De Raad volgt het College niet in zijn standpunt.
In artikel 36, zesde lid, van de WWB is artikel 11 noch artikel 13, eerste lid, aanhef en onder d, van de WWB van overeenkomstige toepassing verklaard.
Naar het oordeel van de Raad betekent dit dat appellante het recht op langdurigheidstoeslag niet kan worden ontzegd enkel op de grond dat zij, zonder toestemming van het College, langer dan de gebruikelijke vakantieduur buiten Nederland heeft verbleven en daarom enige tijd geen bijstand heeft ontvangen.
Voorts is blijkens de wetsgeschiedenis van artikel 36 van de WWB de langdurigheidstoeslag bedoeld als een inkomensondersteuning voor personen die langdurig zijn aangewezen op een inkomen op minimumniveau en die een grote afstand tot de arbeidsmarkt hebben.
Niet is gesteld of gebleken dat appellante niet (ook) in de periode waarin zij langer dan de voor haar gebruikelijke vakantieduur in het buitenland heeft verbleven, was aangewezen op een inkomen op minimumniveau. Van enig inkomen in meerbedoelde periode is niet gebleken zodat niet kan worden gesteld dat zij een inkomen heeft gehad dat hoger is dan de voor haar van toepassing zijnde norm.

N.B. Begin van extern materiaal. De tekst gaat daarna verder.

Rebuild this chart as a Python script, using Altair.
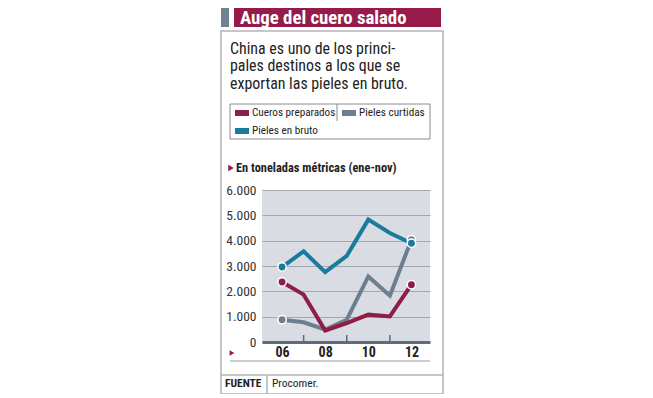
import altair as alt
import pandas as pd

# ---------------- data ----------------
years = [2006, 2007, 2008, 2009, 2010, 2011, 2012]
cueros_preparados = [2370, 1870, 450, 750, 1080, 1010, 2260]
pieles_curtidas = [880, 780, 490, 880, 2590, 1830, 4040]
pieles_en_bruto = [2960, 3580, 2760, 3400, 4830, 4300, 3900]
series_names = ["Cueros preparados", "Pieles curtidas", "Pieles en bruto"]
series_colors = ["#8e1d48", "#6d7f8f", "#1a7b9d"]
draw_order = ["Pieles curtidas", "Cueros preparados", "Pieles en bruto"]
y_ticks = [0, 1000, 2000, 3000, 4000, 5000, 6000]
x_label_years = [2006, 2008, 2010, 2012]
minor_tick_years = [2007, 2009, 2011]
endpoint_years = [2006, 2012]
title_text = "Auge del cuero salado"
desc_lines = ["China es uno de los princi-",
              "pales destinos a los que se",
              "exportan las pieles en bruto."]
unit_text = "En toneladas métricas (ene-nov)"
source_label = "FUENTE"
source_text = "Procomer."

FONT = "Liberation Sans Narrow, Roboto Condensed, Roboto, sans-serif"
RED = "#961b4a"
SLATE = "#6e8294"
AXIS = "#5d6d7e"
TXT = "#222222"

rows = []
for name, vals in zip(series_names, [cueros_preparados, pieles_curtidas, pieles_en_bruto]):
    for y, v in zip(years, vals):
        rows.append({"year": y, "series": name, "value": v})
df = pd.DataFrame(rows)

W, H = 168, 152

color_scale = alt.Scale(domain=series_names, range=series_colors)
x_scale = alt.Scale(domain=[2005.07, 2012.86], nice=False, zero=False)
x_axis = alt.Axis(values=x_label_years,
                  labelExpr="substring(format(datum.value,'d'),2)",
                  title=None, grid=False, ticks=False, domain=True,
                  domainColor=AXIS, domainWidth=3,
                  labelFontWeight="bold", labelFontSize=14,
                  labelPadding=3, labelColor=TXT, labelFont=FONT)
x_enc = alt.X("year:Q", scale=x_scale, axis=x_axis)
y_enc = alt.Y("value:Q",
              scale=alt.Scale(domain=[0, 6000], nice=False),
              axis=alt.Axis(values=y_ticks,
                            labelExpr="replace(format(datum.value, ','), ',', '.')",
                            title=None, grid=True, gridColor="#a3a7b0", gridWidth=1,
                            domain=False, ticks=False, labelFontSize=13.5,
                            labelPadding=6, labelColor="#333333", labelFont=FONT))

layers = []

one = pd.DataFrame({"k": [0]})


def rect(x, x2, y, y2, **kw):
    return alt.Chart(one).mark_rect(**kw).encode(
        x=alt.value(x), x2=alt.value(x2), y=alt.value(y), y2=alt.value(y2))


def rule(x, x2, y, y2, **kw):
    return alt.Chart(one).mark_rule(**kw).encode(
        x=alt.value(x), x2=alt.value(x2), y=alt.value(y), y2=alt.value(y2))


def text(s, x, y, size=13, weight="normal", color=TXT, baseline="middle"):
    return alt.Chart(one).mark_text(
        text=s, align="left", baseline=baseline, font=FONT, fontSize=size,
        fontWeight=weight, color=color).encode(x=alt.value(x), y=alt.value(y))


def tri(x, y, size=28):
    return alt.Chart(one).mark_point(
        shape="triangle-right", filled=True, size=size, color=RED, opacity=1
    ).encode(x=alt.value(x), y=alt.value(y))


# series lines (first, so their axes define the shared axes)
for name in draw_order:
    layers.append(alt.Chart(df).transform_filter(
        alt.datum.series == name).mark_line(strokeWidth=4, strokeJoin="miter").encode(
        x=x_enc, y=y_enc,
        color=alt.Color("series:N", scale=color_scale, legend=None)))

# minor ticks on the x axis
ticks_df = pd.DataFrame({"year": minor_tick_years})
layers.append(alt.Chart(ticks_df).mark_rule(color=AXIS, strokeWidth=1.5).encode(
    x=x_enc, y=alt.value(H), y2=alt.value(H - 7)))

# endpoints
end_expr = " || ".join(f"datum.year == {y}" for y in endpoint_years)
for name in draw_order:
    layers.append(alt.Chart(df).transform_filter(
        alt.datum.series == name).transform_filter(end_expr
    ).mark_circle(size=70, stroke="white", strokeWidth=1.5, opacity=1).encode(
        x=x_enc, y=y_enc,
        color=alt.Color("series:N", scale=color_scale, legend=None)))

# card frame
layers.append(rect(-41, 181, -159, 204, fill="white", fillOpacity=0,
                   stroke="#b5b5b5", strokeWidth=1.5))
# title bar
layers.append(rect(-41, -33, -182, -163, color=SLATE))
layers.append(rect(-28, 179, -182, -163, color=RED))
layers.append(text(title_text, -22, -166, size=18.8, weight="bold",
                   color="white", baseline="alphabetic"))
# description
for i, line in enumerate(desc_lines):
    layers.append(text(line, -32, -136.5 + 17.6 * i, size=15.9, baseline="alphabetic"))
# legend box
layers.append(rect(-32, 168, -86, -51, fill="white", fillOpacity=0,
                   stroke="#8a8a8a", strokeWidth=1))
layers.append(rule(75, 75, -86, -69, color="#8a8a8a", strokeWidth=1))
legend_pos = {"Cueros preparados": (-27, -77),
              "Pieles curtidas": (80, -77),
              "Pieles en bruto": (-27, -59)}
for name, col in zip(series_names, series_colors):
    lx, ly = legend_pos[name]
    layers.append(rect(lx, lx + 14, ly - 3, ly + 3, color=col))
    layers.append(text(name, lx + 17, ly, size=11.2))
# unit subtitle
layers.append(tri(-31, -22, size=40))
layers.append(text(unit_text, -26, -22, size=12.4, weight="bold"))
# bottom decorations
layers.append(tri(-30, 163, size=30))
layers.append(rule(-32, 168, 171, 171, color="#9a9a9a", strokeWidth=1))
layers.append(rule(-41, 181, 185, 185, color="#b5b5b5", strokeWidth=1.5))
layers.append(rule(5, 5, 185, 204, color="#b5b5b5", strokeWidth=1.5))
layers.append(text(source_label, -37, 194, size=11.5, weight="bold"))
layers.append(text(source_text, 10, 194, size=11.5))

chart = alt.layer(*layers).properties(
    width=W, height=H,
    autosize=alt.AutoSizeParams(type="none"),
    padding={"left": 254, "top": 182, "right": 20, "bottom": 52},
).configure_view(stroke=None, fill="#d9dce3")

chart.save("out.html", embed_options={"renderer": "svg", "actions": False})
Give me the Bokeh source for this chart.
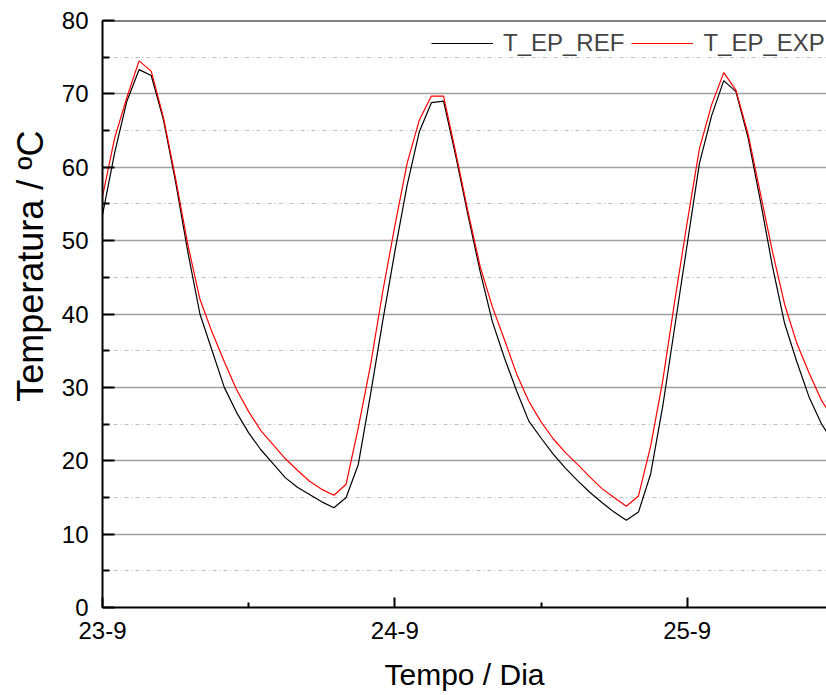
from bokeh.plotting import figure
from bokeh.models import FixedTicker, Span, Legend, LegendItem, Title
from bokeh.embed import file_html
from bokeh.resources import INLINE

# hourly samples starting 23-9 00:00
hours = list(range(61))
t_ep_ref = [53.5, 62, 69, 73.3, 72.5, 66.5, 58, 48.5, 40, 35, 30, 26.6, 23.8, 21.5, 19.6,
            17.7, 16.4, 15.4, 14.4, 13.6, 15, 19.5, 29, 39, 48.5, 57.5, 64.8, 68.8, 69,
            61.5, 53.5, 45.8, 39, 34, 29.5, 25.4, 23.1, 20.9, 19, 17.3, 15.7, 14.3, 13,
            11.9, 13, 18.2, 27.5, 38.5, 49.5, 60.5, 67, 71.8, 70.3, 64, 55.5, 46.5, 38.7,
            33.5, 28.7, 25.1, 22.5]
t_ep_exp = [56, 64, 69.5, 74.5, 73.1, 66.8, 58.5, 49.5, 42, 37.5, 33.5, 29.7, 26.7, 24.1,
            22.2, 20.3, 18.7, 17.2, 16.1, 15.3, 16.8, 24.5, 33, 43, 52, 60.5, 66.4, 69.7,
            69.7, 62, 54, 46.5, 41, 36.5, 31.8, 28.1, 25.3, 23.0, 21.1, 19.5, 17.8, 16.2,
            15, 13.8, 15.2, 22, 31, 42, 52.5, 62.5, 68.5, 72.9, 70.5, 64.5, 56.5, 48.5,
            41.3, 36, 32, 28.3, 25.7]
series_names = ["T_EP_REF", "T_EP_EXP"]
day_ticks = [0, 1, 2]
day_minor = [0.5, 1.5, 2.5]
day_labels = ["23-9", "24-9", "25-9"]
y_ticks = [0, 10, 20, 30, 40, 50, 60, 70, 80]
y_minor = [5, 15, 25, 35, 45, 55, 65, 75]
y_title = "Temperatura / ºC"
x_title = "Tempo / Dia"

days = [h / 24 for h in hours]
FONT = "Liberation Sans"

p = figure(width=826, height=695, x_range=(0, 2.4765), y_range=(0, 80),
           output_backend="svg", toolbar_location=None,
           min_border_left=102, min_border_right=0, min_border_top=20, min_border_bottom=88)
p.outline_line_color = None
p.background_fill_color = "white"
p.xgrid.visible = False
p.ygrid.grid_line_color = "#a0a0a0"
p.ygrid.grid_line_width = 1.5
p.ygrid.minor_grid_line_color = "#c0c0c0"
p.ygrid.minor_grid_line_dash = "4 3 1 3"
p.ygrid.minor_grid_line_width = 1.2

p.yaxis.ticker = FixedTicker(ticks=y_ticks, minor_ticks=y_minor)
p.xaxis.ticker = FixedTicker(ticks=day_ticks, minor_ticks=day_minor)
p.xaxis.major_label_overrides = {t: l for t, l in zip(day_ticks, day_labels)}

for ax in (p.xaxis[0], p.yaxis[0]):
    ax.axis_line_width = 2
    ax.axis_line_color = "black"
    ax.major_tick_line_width = 2
    ax.minor_tick_line_width = 2
    ax.major_tick_line_color = "black"
    ax.minor_tick_line_color = "black"
    ax.major_tick_out = 0
    ax.minor_tick_out = 0
    ax.major_label_text_font = FONT
    ax.major_label_text_font_size = "24px"
    ax.major_label_text_color = "black"
    ax.axis_label_text_font = FONT
    ax.axis_label_text_font_style = "normal"
    ax.axis_label_text_color = "black"

p.yaxis.major_tick_in = 12
p.yaxis.minor_tick_in = 7
p.xaxis.major_tick_in = 10
p.xaxis.minor_tick_in = 5
p.yaxis.major_label_standoff = 14
p.xaxis.major_label_standoff = 14
p.xaxis.axis_label = x_title
p.xaxis.axis_label_text_font_size = "30px"
p.xaxis.axis_label_standoff = 16

# y title as a left-side title, anchored near the top as in the reference
p.add_layout(Title(text=y_title, align="right", offset=110, standoff=15,
                   text_font=FONT, text_font_size="36px", text_font_style="normal",
                   text_color="black"), "left")

p.add_layout(Span(location=80, dimension="width", line_color="black", line_width=2))

r1 = p.line(days, t_ep_ref, line_color="black", line_width=1.2)
r2 = p.line(days, t_ep_exp, line_color="red", line_width=1.2)

legend = Legend(items=[LegendItem(label=series_names[0], renderers=[r1]),
                       LegendItem(label=series_names[1], renderers=[r2])],
                orientation="horizontal", location=(329, 550), padding=0, margin=0,
                spacing=7, glyph_width=62, glyph_height=28, label_height=28,
                label_standoff=10, label_text_font=FONT, label_text_font_size="24px",
                border_line_color=None, background_fill_alpha=0)
p.add_layout(legend)

open("out.html", "w").write(file_html(p, INLINE))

Gezien het vorenstaande heeft het College op een onjuiste grond geweigerd appellante een langdurigheidstoeslag te verlenen. Het besluit van 10 mei 2005 dient dan ook wegens strijd met de wet te worden vernietigd. De rechtbank heeft dat niet onderkend, zodat de aangevallen uitspraak dient te worden vernietigd. Doende wat de rechtbank zou behoren te doen, zal de Raad het beroep gegrond verklaren, het besluit van 10 mei 2005 vernietigen en het College opdragen, met inachtneming van deze uitspraak, een nader besluit op het bezwaar van appellante tegen het besluit van 11 januari 2005 te nemen.
De Raad acht termen aanwezig het College te veroordelen in de proceskosten van appellante. Deze worden, met inachtneming van het Besluit proceskosten bestuursrecht, begroot op € 644,-- voor in beroep en op € 644,-- voor in hoger beroep verleende rechtsbijstand.
De Centrale Raad van Beroep;
Vernietigt de aangevallen uitspraak;
Verklaart het beroep gegrond;
Vernietigt het besluit van 10 mei 2005;
Bepaalt dat het College een nieuw besluit neemt op het bezwaar van appellante tegen het besluit van 11 januari 2005;
Veroordeelt het College in de proceskosten van appellante tot een bedrag van € 1.288,--, te betalen door de gemeente ’s-Hertogenbosch aan de griffier van de Raad;
Bepaalt dat de gemeente ’s-Hertogenbosch aan appellante het in beroep en in hoger beroep betaalde griffierecht van in totaal € 142,-- vergoedt.
Deze uitspraak is gedaan door J.M.A. van der Kolk-Severijns als voorzitter en
R.H.M. Roelofs en A.B.J. van der Ham als leden. De beslissing is, in tegenwoordigheid van W. Altenaar als griffier, uitgesproken in het openbaar op 19 februari 2008.
(get.) J.M.A. van der Kolk-Severijns.